Monday 22 December 2008

Christmas is almost upon us, so let me take this opportunity to wish anyone who reads this blog a peaceful and happy time, and I hope it continues into 2009.
Some people, like us, don't bother with Chritmas lights. We have no children at home so have no excuse to glitter up the house and garden. Dh no doubt thinks of the money saved on power and I think of helping polar bears stay afloat. I first saw the habit of decorating the outside of one's home when I was in Philadelphia in the late seventies. I was amazed at South Street - I think it was South Street, or was that the market? Anyway, I remember the Italian section of Philly where rows and rows of houses went wild with Christmas decorations - unknown in the UK as far as I knew at that time. Maybe they did it in the decadent south but not in Durham, oh no. In the nineties dh and I drove from Dallas to Steamboat Springs through the Rockies, creeping through a snowstorm behind the snowblower, and then I found the Christmas lights on remote farmhouses reassured me that there was life out there in the howling darkness. I could see why they did it in Colorado.

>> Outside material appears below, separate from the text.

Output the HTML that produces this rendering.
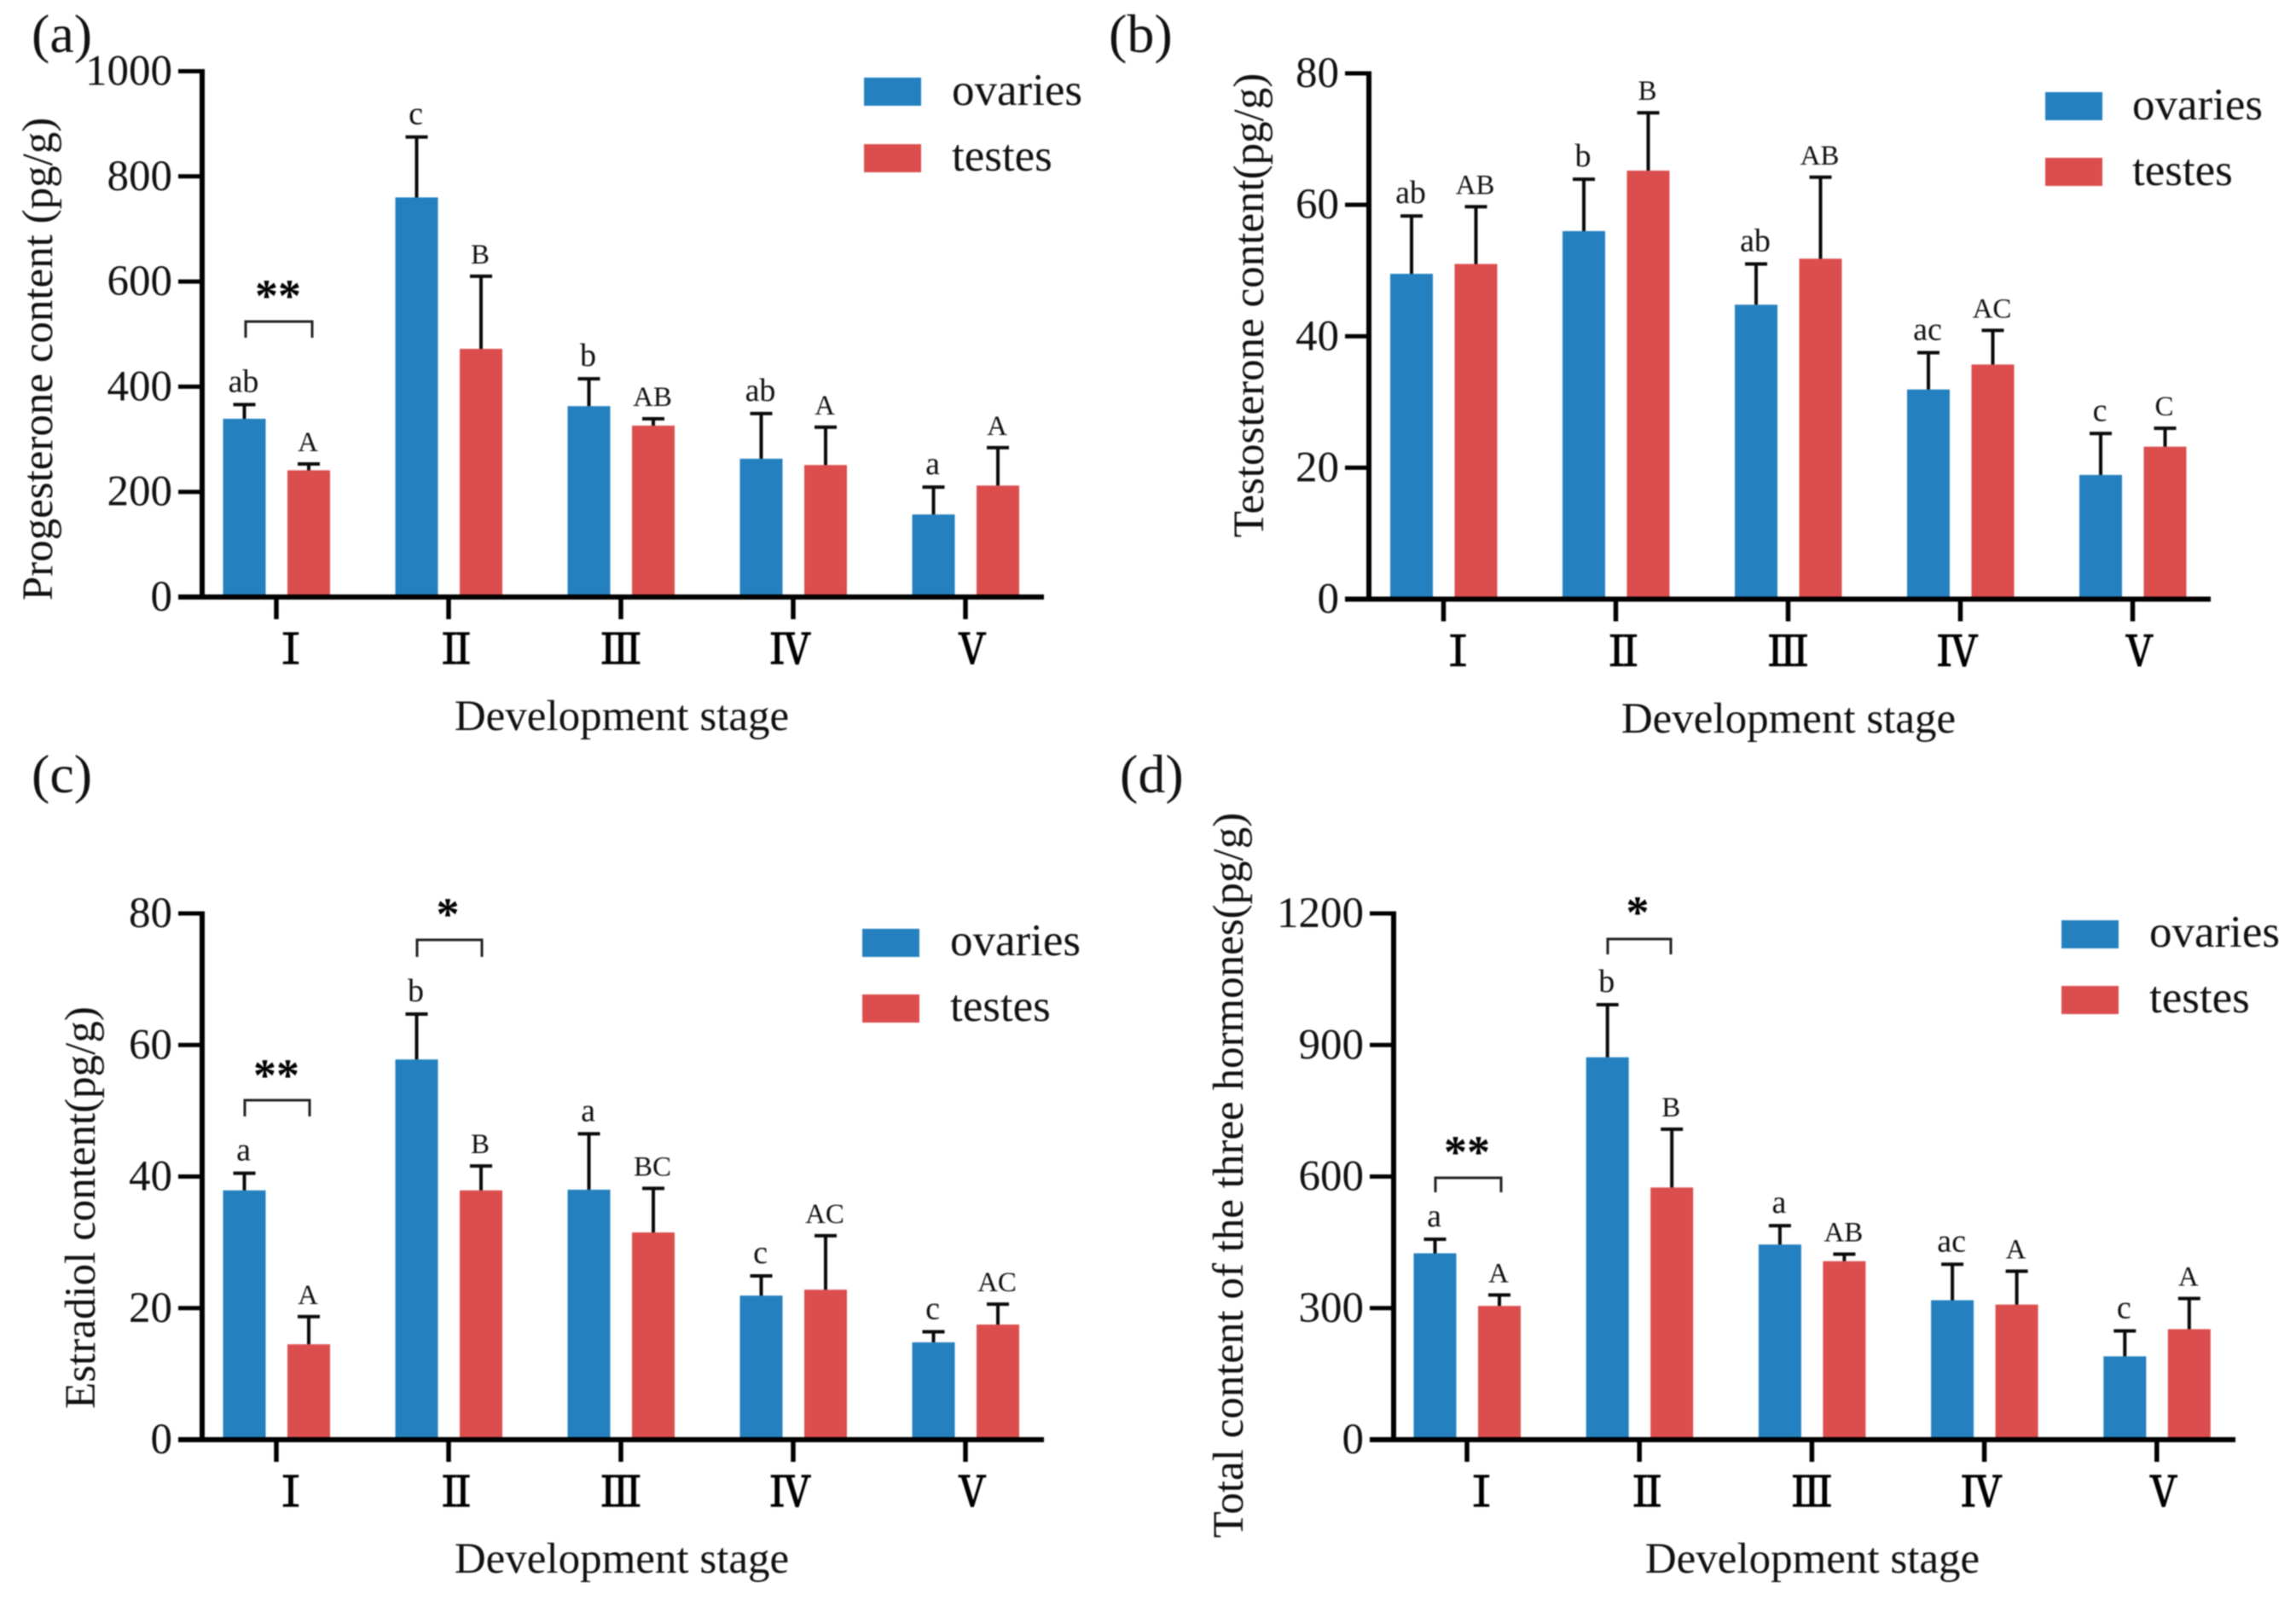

Now the habit is fully established here, too. Our cul-de-sac has children, so the blinking lights have appeared, day by day, along the eaves. Little electric signs have been stuck into the lawns and twinkle through the evening. One house is a theatre set, with snowman and Rudolph staring up at the sparkling display. and you know what? I love it!

On the corner of the main road not far away, one householder has decided to take full advantage of his prominent position. Last week his house was so ablaze with Santas, reindeer, sledges and a steam train chugging around its walls - a few things I remember from a hasty, wide-eyed view - that I went out in the dark tonight with my camera to take a picture and display it here.

But you know what? He must have known I was coming, for he hadn't switched them on.


1 comment:

Linda Banche said...

Merry Christmas to you, too. I love Christmas lights. I don't think there can ever be too many. A house a few streets away always has a huge, wonderful display of lights every year, and we always go and gawk. We now have too much junk in the house to fit a Christmas tree, so my husband, electronics nut that he is, bought us a miniature LED tree. But we do have a string of lights around our front window.